Lithological control on thrust-related deformation in the Sassa-Guardistallo Basin (Northern Apennines hinterland, Italy)
A.C. Feroni, M. Bonini, P. Martinelli, G. Moratti, F. Sani, D. Montanari and V. Del Ventisette
Journal name: Basin Research
Issue: Vol 18, No 3, September 2006 pp. 301 - 321
Info: Article, PDF ( 3.9Mb )
The Sassa-Guardistallo Basin (SGB) is located close to the Tyrrhenian Sea and represents one of the most internal Neogene-Quaternary hinterland basins of the Northern Apennines fold-and-thrust belt. Its sedimentary succession consists of ca. 400-m-thick Late Tortonian-Messinian continental largely conglomeratic-units overstepping a mainly shaly substratum (Palombini Shales) and overlain by Late Messinian evaporites and marine to continental Pliocene-Pleistocene sediments. This stratigraphic succession can be approximated to a composite rheological multilayer that dictated the style of basin deformation.

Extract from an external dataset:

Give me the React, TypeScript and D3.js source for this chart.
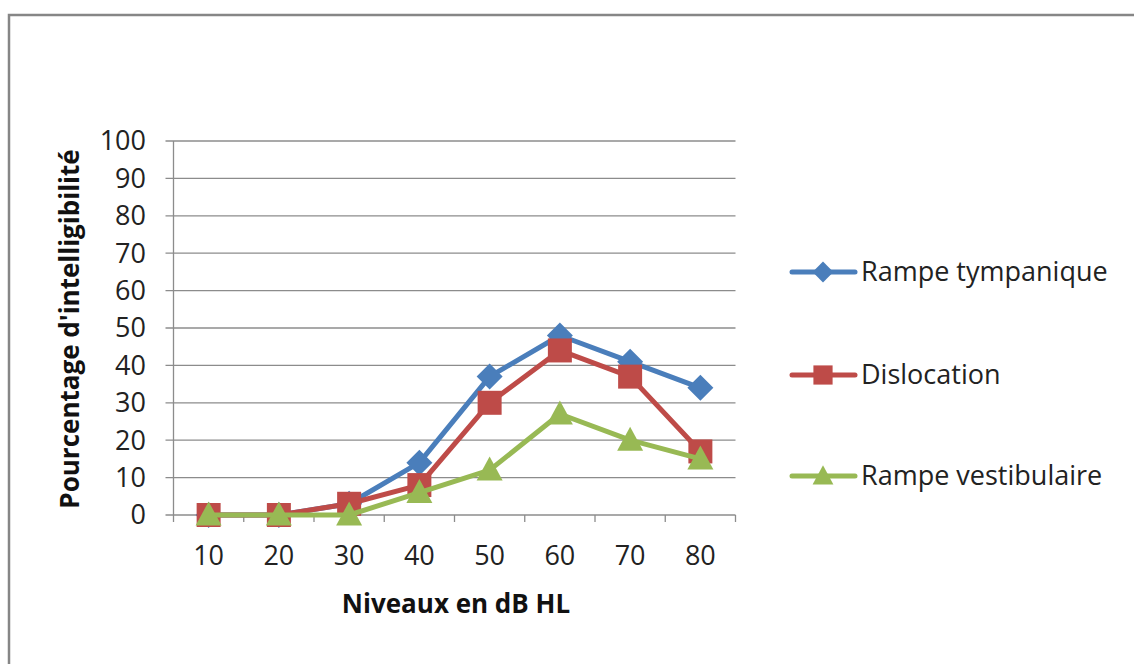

Detailed geological mapping and structural analysis revealed that basin deposits were affected by compressional deformations that can be found both at map and outcrop scales. Decametric splay thrusts emanating from the substratum-conglomerate interface locally double the continental succession and are bounded by a roof thrust along the Late Messinian evaporite décollement, defining a deformation pattern consistent with a duplex-like structure. The time-space structural evolution of the basin inferred from the field work was addressed and tested by analogue modelling that approximated the rheological stratification of the study area to a layered brittle-ductile system. The model results support the hypothesis that the evolution of the thrust system affecting the SGB started as an early floor imbricate fan thrust system that successively evolved to a duplex structure as the link thrusts propagated into the upper décollement layer that resulted from the deposition of the Late Messinian evaporites. Models display many structural features that may be compared with the natural prototype, and highlight the importance of syntectonic sedimentation in the development and evolution of tectonic structures. The results of this study retain relevant implications for the Neogene evolution of the Tyrrhenian Basin-Northern Apennines system. This study also supports that combining between field structural analyses and analogue modelling can give useful hints into the evolutionary history of tectonically complex areas.